• _TASK STATEMENT_:
Copy the data below exactly.

• _GIVEN MATERIAL_:
* begin *

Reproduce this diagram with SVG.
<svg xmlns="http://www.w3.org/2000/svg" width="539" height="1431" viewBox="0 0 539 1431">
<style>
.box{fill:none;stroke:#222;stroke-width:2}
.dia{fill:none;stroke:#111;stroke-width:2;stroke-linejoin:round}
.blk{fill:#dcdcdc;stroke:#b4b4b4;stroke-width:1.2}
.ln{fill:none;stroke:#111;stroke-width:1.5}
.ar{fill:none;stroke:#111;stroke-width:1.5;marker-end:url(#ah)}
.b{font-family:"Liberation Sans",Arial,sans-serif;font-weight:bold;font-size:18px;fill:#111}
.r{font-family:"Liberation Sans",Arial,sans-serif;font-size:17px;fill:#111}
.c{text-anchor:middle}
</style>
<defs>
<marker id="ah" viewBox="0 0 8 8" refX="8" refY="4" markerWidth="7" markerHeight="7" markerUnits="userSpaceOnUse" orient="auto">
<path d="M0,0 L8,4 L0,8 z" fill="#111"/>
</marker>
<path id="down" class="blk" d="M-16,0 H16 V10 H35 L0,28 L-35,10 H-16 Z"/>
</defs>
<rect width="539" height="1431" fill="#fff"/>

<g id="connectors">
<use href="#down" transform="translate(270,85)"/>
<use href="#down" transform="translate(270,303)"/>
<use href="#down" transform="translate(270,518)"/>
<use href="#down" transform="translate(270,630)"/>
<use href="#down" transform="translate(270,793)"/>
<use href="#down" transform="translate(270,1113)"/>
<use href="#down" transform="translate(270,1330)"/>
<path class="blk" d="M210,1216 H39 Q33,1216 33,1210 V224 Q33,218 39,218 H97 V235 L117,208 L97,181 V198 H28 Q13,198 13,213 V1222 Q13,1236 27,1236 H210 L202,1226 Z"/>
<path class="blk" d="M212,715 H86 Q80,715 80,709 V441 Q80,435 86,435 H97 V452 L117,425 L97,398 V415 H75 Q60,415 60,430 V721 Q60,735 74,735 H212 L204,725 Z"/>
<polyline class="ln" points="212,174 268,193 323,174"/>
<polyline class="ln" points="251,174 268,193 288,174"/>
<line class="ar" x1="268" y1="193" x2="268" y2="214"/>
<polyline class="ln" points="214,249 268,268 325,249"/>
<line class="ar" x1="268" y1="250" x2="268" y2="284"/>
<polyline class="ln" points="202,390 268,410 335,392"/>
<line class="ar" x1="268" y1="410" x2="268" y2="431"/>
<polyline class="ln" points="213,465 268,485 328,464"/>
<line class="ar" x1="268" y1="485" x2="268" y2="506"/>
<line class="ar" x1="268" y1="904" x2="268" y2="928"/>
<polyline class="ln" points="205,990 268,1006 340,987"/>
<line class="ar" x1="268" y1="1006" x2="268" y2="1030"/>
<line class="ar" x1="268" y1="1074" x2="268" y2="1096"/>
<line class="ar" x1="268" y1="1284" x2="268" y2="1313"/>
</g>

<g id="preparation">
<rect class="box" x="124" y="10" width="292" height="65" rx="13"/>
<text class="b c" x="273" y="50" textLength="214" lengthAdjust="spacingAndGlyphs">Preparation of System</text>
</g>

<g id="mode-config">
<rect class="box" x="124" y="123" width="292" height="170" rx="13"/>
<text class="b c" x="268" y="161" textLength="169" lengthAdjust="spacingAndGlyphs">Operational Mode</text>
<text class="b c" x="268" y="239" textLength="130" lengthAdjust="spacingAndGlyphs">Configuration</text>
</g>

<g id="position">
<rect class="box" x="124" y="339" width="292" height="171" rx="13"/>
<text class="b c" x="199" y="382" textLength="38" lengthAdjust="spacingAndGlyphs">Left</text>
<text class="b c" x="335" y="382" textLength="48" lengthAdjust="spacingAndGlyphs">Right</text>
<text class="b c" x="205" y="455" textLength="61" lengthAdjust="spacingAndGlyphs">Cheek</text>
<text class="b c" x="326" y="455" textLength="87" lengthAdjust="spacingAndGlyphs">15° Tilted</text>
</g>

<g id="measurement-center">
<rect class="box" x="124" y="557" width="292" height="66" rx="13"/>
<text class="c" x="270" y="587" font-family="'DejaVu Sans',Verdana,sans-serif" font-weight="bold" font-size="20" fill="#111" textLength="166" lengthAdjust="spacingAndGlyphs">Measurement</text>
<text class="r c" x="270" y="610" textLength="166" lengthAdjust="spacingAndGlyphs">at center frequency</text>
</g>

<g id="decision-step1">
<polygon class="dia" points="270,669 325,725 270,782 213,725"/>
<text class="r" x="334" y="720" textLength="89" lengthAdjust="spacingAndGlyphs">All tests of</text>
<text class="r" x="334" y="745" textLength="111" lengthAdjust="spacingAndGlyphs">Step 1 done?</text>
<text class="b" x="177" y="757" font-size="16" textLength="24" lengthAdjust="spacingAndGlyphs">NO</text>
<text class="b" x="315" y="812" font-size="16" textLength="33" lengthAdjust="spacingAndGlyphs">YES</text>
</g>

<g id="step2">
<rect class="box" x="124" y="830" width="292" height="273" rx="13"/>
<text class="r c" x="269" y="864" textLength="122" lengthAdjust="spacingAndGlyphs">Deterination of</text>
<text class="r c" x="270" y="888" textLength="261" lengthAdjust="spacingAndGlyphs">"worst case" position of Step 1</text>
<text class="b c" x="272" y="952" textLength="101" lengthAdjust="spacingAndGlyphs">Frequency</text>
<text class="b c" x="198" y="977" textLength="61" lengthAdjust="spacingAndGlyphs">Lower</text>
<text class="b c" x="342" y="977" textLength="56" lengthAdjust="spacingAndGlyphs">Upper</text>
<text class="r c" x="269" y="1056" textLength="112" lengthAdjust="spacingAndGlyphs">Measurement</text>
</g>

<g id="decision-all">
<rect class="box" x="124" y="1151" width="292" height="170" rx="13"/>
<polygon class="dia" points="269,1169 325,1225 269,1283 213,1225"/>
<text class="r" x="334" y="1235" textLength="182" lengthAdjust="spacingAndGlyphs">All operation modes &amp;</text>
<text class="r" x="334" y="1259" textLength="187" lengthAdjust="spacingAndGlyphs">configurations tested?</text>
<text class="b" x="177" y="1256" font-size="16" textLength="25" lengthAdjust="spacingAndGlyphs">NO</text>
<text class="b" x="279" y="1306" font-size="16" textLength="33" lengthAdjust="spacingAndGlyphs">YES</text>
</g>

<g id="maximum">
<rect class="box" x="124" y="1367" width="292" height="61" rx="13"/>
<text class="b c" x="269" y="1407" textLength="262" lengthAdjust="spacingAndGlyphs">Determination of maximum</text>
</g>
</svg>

* end *

• _RESULT_:
Reproduce this diagram with SVG.
<svg xmlns="http://www.w3.org/2000/svg" width="539" height="1431" viewBox="0 0 539 1431">
<style>
.box{fill:none;stroke:#222;stroke-width:2}
.dia{fill:none;stroke:#111;stroke-width:2;stroke-linejoin:round}
.blk{fill:#dcdcdc;stroke:#b4b4b4;stroke-width:1.2}
.ln{fill:none;stroke:#111;stroke-width:1.5}
.ar{fill:none;stroke:#111;stroke-width:1.5;marker-end:url(#ah)}
.b{font-family:"Liberation Sans",Arial,sans-serif;font-weight:bold;font-size:18px;fill:#111}
.r{font-family:"Liberation Sans",Arial,sans-serif;font-size:17px;fill:#111}
.c{text-anchor:middle}
</style>
<defs>
<marker id="ah" viewBox="0 0 8 8" refX="8" refY="4" markerWidth="7" markerHeight="7" markerUnits="userSpaceOnUse" orient="auto">
<path d="M0,0 L8,4 L0,8 z" fill="#111"/>
</marker>
<path id="down" class="blk" d="M-16,0 H16 V10 H35 L0,28 L-35,10 H-16 Z"/>
</defs>
<rect width="539" height="1431" fill="#fff"/>

<g id="connectors">
<use href="#down" transform="translate(270,85)"/>
<use href="#down" transform="translate(270,303)"/>
<use href="#down" transform="translate(270,518)"/>
<use href="#down" transform="translate(270,630)"/>
<use href="#down" transform="translate(270,793)"/>
<use href="#down" transform="translate(270,1113)"/>
<use href="#down" transform="translate(270,1330)"/>
<path class="blk" d="M210,1216 H39 Q33,1216 33,1210 V224 Q33,218 39,218 H97 V235 L117,208 L97,181 V198 H28 Q13,198 13,213 V1222 Q13,1236 27,1236 H210 L202,1226 Z"/>
<path class="blk" d="M212,715 H86 Q80,715 80,709 V441 Q80,435 86,435 H97 V452 L117,425 L97,398 V415 H75 Q60,415 60,430 V721 Q60,735 74,735 H212 L204,725 Z"/>
<polyline class="ln" points="212,174 268,193 323,174"/>
<polyline class="ln" points="251,174 268,193 288,174"/>
<line class="ar" x1="268" y1="193" x2="268" y2="214"/>
<polyline class="ln" points="214,249 268,268 325,249"/>
<line class="ar" x1="268" y1="250" x2="268" y2="284"/>
<polyline class="ln" points="202,390 268,410 335,392"/>
<line class="ar" x1="268" y1="410" x2="268" y2="431"/>
<polyline class="ln" points="213,465 268,485 328,464"/>
<line class="ar" x1="268" y1="485" x2="268" y2="506"/>
<line class="ar" x1="268" y1="904" x2="268" y2="928"/>
<polyline class="ln" points="205,990 268,1006 340,987"/>
<line class="ar" x1="268" y1="1006" x2="268" y2="1030"/>
<line class="ar" x1="268" y1="1074" x2="268" y2="1096"/>
<line class="ar" x1="268" y1="1284" x2="268" y2="1313"/>
</g>

<g id="preparation">
<rect class="box" x="124" y="10" width="292" height="65" rx="13"/>
<text class="b c" x="273" y="50" textLength="214" lengthAdjust="spacingAndGlyphs">Preparation of System</text>
</g>

<g id="mode-config">
<rect class="box" x="124" y="123" width="292" height="170" rx="13"/>
<text class="b c" x="268" y="161" textLength="169" lengthAdjust="spacingAndGlyphs">Operational Mode</text>
<text class="b c" x="268" y="239" textLength="130" lengthAdjust="spacingAndGlyphs">Configuration</text>
</g>

<g id="position">
<rect class="box" x="124" y="339" width="292" height="171" rx="13"/>
<text class="b c" x="199" y="382" textLength="38" lengthAdjust="spacingAndGlyphs">Left</text>
<text class="b c" x="335" y="382" textLength="48" lengthAdjust="spacingAndGlyphs">Right</text>
<text class="b c" x="205" y="455" textLength="61" lengthAdjust="spacingAndGlyphs">Cheek</text>
<text class="b c" x="326" y="455" textLength="87" lengthAdjust="spacingAndGlyphs">15° Tilted</text>
</g>

<g id="measurement-center">
<rect class="box" x="124" y="557" width="292" height="66" rx="13"/>
<text class="c" x="270" y="587" font-family="'DejaVu Sans',Verdana,sans-serif" font-weight="bold" font-size="20" fill="#111" textLength="166" lengthAdjust="spacingAndGlyphs">Measurement</text>
<text class="r c" x="270" y="610" textLength="166" lengthAdjust="spacingAndGlyphs">at center frequency</text>
</g>

<g id="decision-step1">
<polygon class="dia" points="270,669 325,725 270,782 213,725"/>
<text class="r" x="334" y="720" textLength="89" lengthAdjust="spacingAndGlyphs">All tests of</text>
<text class="r" x="334" y="745" textLength="111" lengthAdjust="spacingAndGlyphs">Step 1 done?</text>
<text class="b" x="177" y="757" font-size="16" textLength="24" lengthAdjust="spacingAndGlyphs">NO</text>
<text class="b" x="315" y="812" font-size="16" textLength="33" lengthAdjust="spacingAndGlyphs">YES</text>
</g>

<g id="step2">
<rect class="box" x="124" y="830" width="292" height="273" rx="13"/>
<text class="r c" x="269" y="864" textLength="122" lengthAdjust="spacingAndGlyphs">Deterination of</text>
<text class="r c" x="270" y="888" textLength="261" lengthAdjust="spacingAndGlyphs">"worst case" position of Step 1</text>
<text class="b c" x="272" y="952" textLength="101" lengthAdjust="spacingAndGlyphs">Frequency</text>
<text class="b c" x="198" y="977" textLength="61" lengthAdjust="spacingAndGlyphs">Lower</text>
<text class="b c" x="342" y="977" textLength="56" lengthAdjust="spacingAndGlyphs">Upper</text>
<text class="r c" x="269" y="1056" textLength="112" lengthAdjust="spacingAndGlyphs">Measurement</text>
</g>

<g id="decision-all">
<rect class="box" x="124" y="1151" width="292" height="170" rx="13"/>
<polygon class="dia" points="269,1169 325,1225 269,1283 213,1225"/>
<text class="r" x="334" y="1235" textLength="182" lengthAdjust="spacingAndGlyphs">All operation modes &amp;</text>
<text class="r" x="334" y="1259" textLength="187" lengthAdjust="spacingAndGlyphs">configurations tested?</text>
<text class="b" x="177" y="1256" font-size="16" textLength="25" lengthAdjust="spacingAndGlyphs">NO</text>
<text class="b" x="279" y="1306" font-size="16" textLength="33" lengthAdjust="spacingAndGlyphs">YES</text>
</g>

<g id="maximum">
<rect class="box" x="124" y="1367" width="292" height="61" rx="13"/>
<text class="b c" x="269" y="1407" textLength="262" lengthAdjust="spacingAndGlyphs">Determination of maximum</text>
</g>
</svg>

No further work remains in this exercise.